The UN report also cited institutional weakness as a reason why survivors lack confidence in the justice delivery system, compromising the rule of law. Strengthening the body of knowledge around sexual and gender-based violence cases through exchanges between judiciaries can therefore help ensure effective justice delivery to survivors.
Collaboration with South Africa
Liberia and South Africa have a longstanding relationship and share similar experiences and challenges in addressing sexual and gender-based crimes. In developing more effective mechanisms, there is an opportunity for the Liberian and South African judiciaries to exchange knowledge.
In partnership with the Liberia Judicial Institute and South African counterparts, IDLO hosted a training on sexual and gender-based violence (SGBV) in Monrovia, Liberia for circuit court judges and stipendiary magistrates from January 31 to February 01. Targeting 47 judges and magistrates from all over the country, the objective of the workshop was to facilitate continued cross learning between the Liberian and South African judiciaries on handling sexual and gender-based violence cases.
The two-day capacity building workshop follows the success of the first SGBV training for judges held in April of 2017 in Monrovia.
In his opening remarks at the workshop, Liberian Chief Justice Hon. Francis S. Korkpor Sr. welcomed the continued collaboration with the South African Judiciary and IDLO on training for sexual and gender-based violence cases and reaffirmed his belief that continuing legal education is essential for an effective judiciary.
Commenting on the differences between the South African and Liberian legal systems, the Chief Justice noted that the two are grounded on common principles of justice and fairness. “The law is the law and it transcends borders and jurisdictions,” he remarked.
The workshop was facilitated by Judge Margaret Victor and Judge Selby Baqwa, senior High Court Judges from the South African judiciary and trainers within the South African Judicial Institute, which is responsible for continuing education for judicial officers. Informed by the needs emerging from the first training, the topics ranged from analyzing forensic evidence in SGBV cases, school-based sexual harassment, human trafficking and instructing the jury in SGBV trials. A session on case management by judges in the court room was also held.
The facilitators used adult learning methods which incorporated practical exercises on jury instructions as well as interactive techniques that enabled participants to supplement existing knowledge with new information from exchanges with counterparts.

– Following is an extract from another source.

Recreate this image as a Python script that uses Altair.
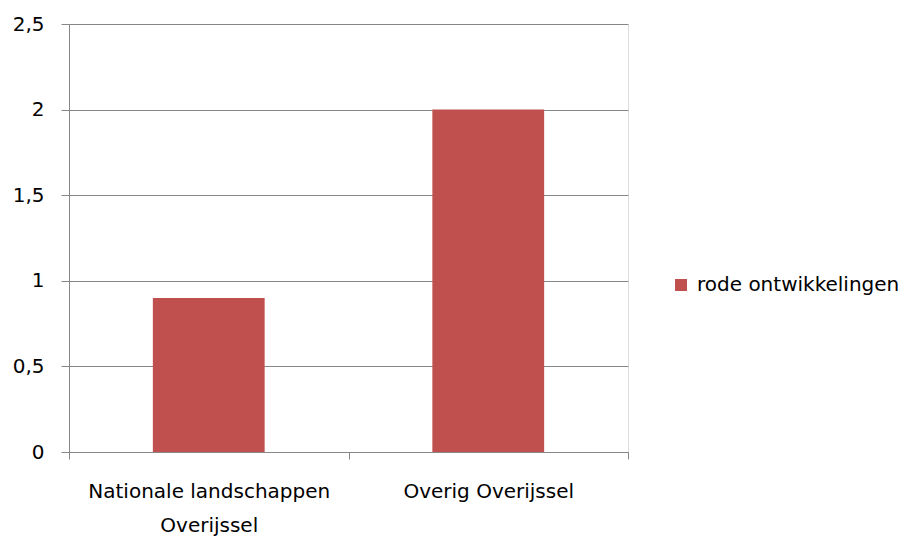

In addition, the group broke into smaller groups of about 25 participants each and worked in parallel sessions with the two judges over the training period to facilitate greater interaction between the facilitators and the participants.
The judges expressed overall satisfaction with the workshop highlighting that the training had been particularly helpful in ways of dealing with domestic violence cases, as the focus on SGBV tended to focus on sexual assault. In addition, the participants expressed satisfaction with the opportunity to learn from another jurisdiction, in particular about managing cases as judges, given the challenges of backlogged dockets.
“Judicial cooperation across countries is of utmost importance,” commented IDLO Field Program Manager in Liberia, Ms. Teresa Mugadza. “Exchanging knowledge and experience between judiciaries can enhance judicial effectiveness and in turn bring justice to survivors of sexual violence.”
IDLO’s project in Liberia is funded by the United States Department of State.